We used to think that it was easier to be a grandparent than a parent. After all, at the end of the day, grandparents go home–while parents still have to tend to their children all night long. For the grandparents of interfaith grandchildren, it may not be so simple. As a result, we have developed a set of rules, guiding principles for grandparenting.
The most effective thing a grandparent can do is to do. In other words, the modeling of behaviors is the most effective form of providing direction and guidance for grandchildren. There is no better way to communicate your own religious identity. This is particularly true when grandparents live close to their grandchildren and grandchildren can actually see grandparents engaged in religious activities. Long-distance grandparents can share family pictures that emphasize engagement in such activities. And if religious identity is important, then focus your vacation time on spending holidays with your grandchildren, rather than on traveling elsewhere.
Children carry their childhood memories into their own adulthood and strive to repeat positive ones–those that have become anticipated parts of their lives and that help them to feel personal happiness and self-worth. Such memories are indispensable in instilling and nurturing identities. Create the most engaging religious experiences for yourselves and invite your grandchildren to participate in them. For example, don’t rush through the Passover seder. Plan it carefully and encourage others to savor the experience.
The route to developing a religious identity for the children of interfaith marriages is circuitous. It is not a straight line from “a” to “b.” It is natural for a child to want to explore the religious identity of both parents, regardless of the choices that parents have made for their family or home. This is important to the development of his or her religious identity. So make sure that you don’t judge the choices that a child has made along the way. Religious identity is fluid during childhood. Be supportive, encouraging and loving. And never put your grandchildren in that awkward place between you and your own children, or between you and their other set of grandparents.
Provide your grandchildren with the opportunity to explore and question religious beliefs. Use their own experiences to spark questions about God and the world around them. Help them to build their knowledge base. (If you don’t know the answers to their questions, creatively explore them together.) Be honest and open about your own beliefs and doubts.

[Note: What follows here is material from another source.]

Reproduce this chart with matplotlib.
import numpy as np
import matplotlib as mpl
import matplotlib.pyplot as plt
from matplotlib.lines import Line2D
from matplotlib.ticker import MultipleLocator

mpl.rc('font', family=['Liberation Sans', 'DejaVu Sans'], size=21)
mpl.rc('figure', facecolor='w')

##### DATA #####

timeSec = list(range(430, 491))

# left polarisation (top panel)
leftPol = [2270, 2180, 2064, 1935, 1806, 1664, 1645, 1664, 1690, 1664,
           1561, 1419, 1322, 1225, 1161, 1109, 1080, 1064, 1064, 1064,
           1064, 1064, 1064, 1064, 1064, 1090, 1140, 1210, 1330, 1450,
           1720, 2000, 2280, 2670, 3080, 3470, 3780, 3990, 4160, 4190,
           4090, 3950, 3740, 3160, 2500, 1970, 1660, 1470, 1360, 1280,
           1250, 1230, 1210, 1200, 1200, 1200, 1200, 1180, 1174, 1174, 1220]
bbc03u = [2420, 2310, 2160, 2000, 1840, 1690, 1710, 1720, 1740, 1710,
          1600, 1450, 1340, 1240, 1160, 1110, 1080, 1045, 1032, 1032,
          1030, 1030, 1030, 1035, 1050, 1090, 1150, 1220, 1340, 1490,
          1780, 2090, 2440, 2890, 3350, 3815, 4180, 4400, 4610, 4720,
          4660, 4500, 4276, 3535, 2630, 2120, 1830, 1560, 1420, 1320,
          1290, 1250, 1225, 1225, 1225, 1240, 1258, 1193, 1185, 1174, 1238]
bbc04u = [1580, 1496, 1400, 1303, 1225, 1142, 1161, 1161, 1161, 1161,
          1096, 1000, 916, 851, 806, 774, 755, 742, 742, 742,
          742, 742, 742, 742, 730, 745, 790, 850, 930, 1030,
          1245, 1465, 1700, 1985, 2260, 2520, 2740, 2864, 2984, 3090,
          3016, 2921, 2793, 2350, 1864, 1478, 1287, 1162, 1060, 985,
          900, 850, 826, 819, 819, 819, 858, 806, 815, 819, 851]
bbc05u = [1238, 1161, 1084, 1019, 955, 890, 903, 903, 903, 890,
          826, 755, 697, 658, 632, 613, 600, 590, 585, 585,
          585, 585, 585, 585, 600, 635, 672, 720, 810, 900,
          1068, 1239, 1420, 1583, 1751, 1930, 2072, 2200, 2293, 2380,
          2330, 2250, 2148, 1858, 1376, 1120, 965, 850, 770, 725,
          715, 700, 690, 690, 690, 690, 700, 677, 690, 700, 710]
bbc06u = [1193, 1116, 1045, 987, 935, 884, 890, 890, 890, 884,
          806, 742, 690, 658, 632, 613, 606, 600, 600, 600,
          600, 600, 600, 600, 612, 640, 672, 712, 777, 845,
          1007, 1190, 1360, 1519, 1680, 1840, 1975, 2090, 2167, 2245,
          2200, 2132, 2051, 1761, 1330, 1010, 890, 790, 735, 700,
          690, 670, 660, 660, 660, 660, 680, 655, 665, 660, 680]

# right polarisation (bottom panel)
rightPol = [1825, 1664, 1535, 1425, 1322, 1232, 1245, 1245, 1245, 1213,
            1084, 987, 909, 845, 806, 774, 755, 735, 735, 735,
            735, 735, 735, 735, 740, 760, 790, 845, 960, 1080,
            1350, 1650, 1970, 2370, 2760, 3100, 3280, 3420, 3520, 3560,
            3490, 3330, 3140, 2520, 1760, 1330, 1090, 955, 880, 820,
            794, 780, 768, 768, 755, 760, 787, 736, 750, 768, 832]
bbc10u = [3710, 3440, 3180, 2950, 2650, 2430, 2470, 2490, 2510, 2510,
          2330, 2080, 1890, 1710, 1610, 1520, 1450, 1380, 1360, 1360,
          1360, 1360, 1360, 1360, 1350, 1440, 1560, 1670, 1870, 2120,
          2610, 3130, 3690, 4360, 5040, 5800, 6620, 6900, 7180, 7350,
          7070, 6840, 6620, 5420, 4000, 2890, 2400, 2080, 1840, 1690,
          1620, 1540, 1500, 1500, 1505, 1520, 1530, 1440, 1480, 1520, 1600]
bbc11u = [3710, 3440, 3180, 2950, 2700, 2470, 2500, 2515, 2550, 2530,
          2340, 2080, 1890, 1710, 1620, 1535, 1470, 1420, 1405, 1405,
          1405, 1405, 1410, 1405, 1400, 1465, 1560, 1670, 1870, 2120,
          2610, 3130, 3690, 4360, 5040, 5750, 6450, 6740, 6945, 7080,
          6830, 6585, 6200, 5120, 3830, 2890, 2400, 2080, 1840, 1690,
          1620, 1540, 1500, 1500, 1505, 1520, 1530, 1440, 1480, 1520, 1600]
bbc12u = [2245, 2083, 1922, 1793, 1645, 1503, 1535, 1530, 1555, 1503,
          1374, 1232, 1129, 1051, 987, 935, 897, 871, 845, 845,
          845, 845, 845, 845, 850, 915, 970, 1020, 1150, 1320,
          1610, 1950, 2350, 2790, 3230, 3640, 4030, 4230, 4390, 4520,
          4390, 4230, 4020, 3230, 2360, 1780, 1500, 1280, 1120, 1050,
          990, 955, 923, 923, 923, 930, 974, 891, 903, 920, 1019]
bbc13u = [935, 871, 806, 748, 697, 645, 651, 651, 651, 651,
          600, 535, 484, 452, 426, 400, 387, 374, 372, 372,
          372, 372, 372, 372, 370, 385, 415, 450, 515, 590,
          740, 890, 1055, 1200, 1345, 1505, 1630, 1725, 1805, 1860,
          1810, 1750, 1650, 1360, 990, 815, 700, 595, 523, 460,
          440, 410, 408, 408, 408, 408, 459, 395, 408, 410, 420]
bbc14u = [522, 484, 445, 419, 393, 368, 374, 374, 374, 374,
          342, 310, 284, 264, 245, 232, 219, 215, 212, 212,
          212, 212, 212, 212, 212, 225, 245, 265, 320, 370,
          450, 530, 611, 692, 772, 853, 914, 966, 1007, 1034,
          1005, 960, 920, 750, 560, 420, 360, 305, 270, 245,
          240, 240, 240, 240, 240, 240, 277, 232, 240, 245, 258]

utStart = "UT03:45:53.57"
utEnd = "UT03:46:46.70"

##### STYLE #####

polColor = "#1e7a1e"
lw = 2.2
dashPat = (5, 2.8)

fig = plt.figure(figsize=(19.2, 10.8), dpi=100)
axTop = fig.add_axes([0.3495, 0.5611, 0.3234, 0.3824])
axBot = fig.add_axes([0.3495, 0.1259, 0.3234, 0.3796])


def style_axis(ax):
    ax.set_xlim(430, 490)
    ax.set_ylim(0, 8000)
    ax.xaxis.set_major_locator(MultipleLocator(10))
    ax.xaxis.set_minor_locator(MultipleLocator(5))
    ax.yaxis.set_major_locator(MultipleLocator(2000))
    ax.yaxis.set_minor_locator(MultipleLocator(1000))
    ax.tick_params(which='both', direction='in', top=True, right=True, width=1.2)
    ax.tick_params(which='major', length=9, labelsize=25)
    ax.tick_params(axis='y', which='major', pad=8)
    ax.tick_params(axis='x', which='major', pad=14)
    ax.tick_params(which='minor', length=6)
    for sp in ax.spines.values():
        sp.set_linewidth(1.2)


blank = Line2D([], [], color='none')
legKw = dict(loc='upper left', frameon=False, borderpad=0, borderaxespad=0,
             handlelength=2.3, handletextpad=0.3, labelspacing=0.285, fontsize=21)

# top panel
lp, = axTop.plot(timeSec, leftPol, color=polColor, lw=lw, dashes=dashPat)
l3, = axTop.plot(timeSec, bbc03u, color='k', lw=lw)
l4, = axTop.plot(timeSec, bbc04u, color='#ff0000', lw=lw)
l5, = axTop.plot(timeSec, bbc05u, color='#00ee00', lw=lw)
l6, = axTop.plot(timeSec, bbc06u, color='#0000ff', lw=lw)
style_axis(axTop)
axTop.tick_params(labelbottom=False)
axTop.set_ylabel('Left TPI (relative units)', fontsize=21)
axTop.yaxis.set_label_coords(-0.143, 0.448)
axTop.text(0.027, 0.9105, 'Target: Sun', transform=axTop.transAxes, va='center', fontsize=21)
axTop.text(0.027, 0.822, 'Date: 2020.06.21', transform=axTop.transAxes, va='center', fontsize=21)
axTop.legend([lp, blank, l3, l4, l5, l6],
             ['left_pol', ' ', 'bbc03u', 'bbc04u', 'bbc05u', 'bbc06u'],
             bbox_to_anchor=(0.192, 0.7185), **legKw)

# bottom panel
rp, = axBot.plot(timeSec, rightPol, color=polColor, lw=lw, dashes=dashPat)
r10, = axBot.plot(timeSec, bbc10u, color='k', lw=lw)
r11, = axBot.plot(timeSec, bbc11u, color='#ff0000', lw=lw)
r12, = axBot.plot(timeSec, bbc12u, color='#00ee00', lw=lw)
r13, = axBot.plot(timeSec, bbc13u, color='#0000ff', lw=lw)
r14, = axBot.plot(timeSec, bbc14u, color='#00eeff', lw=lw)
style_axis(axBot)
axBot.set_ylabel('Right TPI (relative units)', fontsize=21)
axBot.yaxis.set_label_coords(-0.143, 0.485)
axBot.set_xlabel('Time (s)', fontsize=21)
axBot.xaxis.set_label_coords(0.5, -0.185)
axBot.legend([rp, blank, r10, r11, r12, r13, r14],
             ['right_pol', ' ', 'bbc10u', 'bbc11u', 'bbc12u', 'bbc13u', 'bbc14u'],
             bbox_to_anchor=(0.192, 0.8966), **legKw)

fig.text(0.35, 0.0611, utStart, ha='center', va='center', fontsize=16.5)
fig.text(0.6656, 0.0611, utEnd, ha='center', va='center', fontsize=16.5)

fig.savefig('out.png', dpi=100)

It’s easy to blame the challenges you may have in your relationship with your own children on their decision to marry someone who was not born Jewish. Such an approach takes the burden of responsibility off of you and projects it onto your children. Instead, deal with family issues head on; separate them from interfaith issues. Otherwise, unresolved family issues that have been growing in intensity will emerge in the form of religious conflicts. And that won’t be helpful to anyone, and in fact may be hurtful to the youngest and most easily influenced of your family: the grandchildren.
If you respect and love your religious/cultural heritage and spend plenty of quality time with your grandchildren, odds are in your favor that it will rub off onto the grandkids and that they will remember, appreciate, and pass along your family traditions to their grandkids. Don’t underestimate the positive impact you as a grandparent can make on the future of your family, and therefore on the future of the whole Jewish people.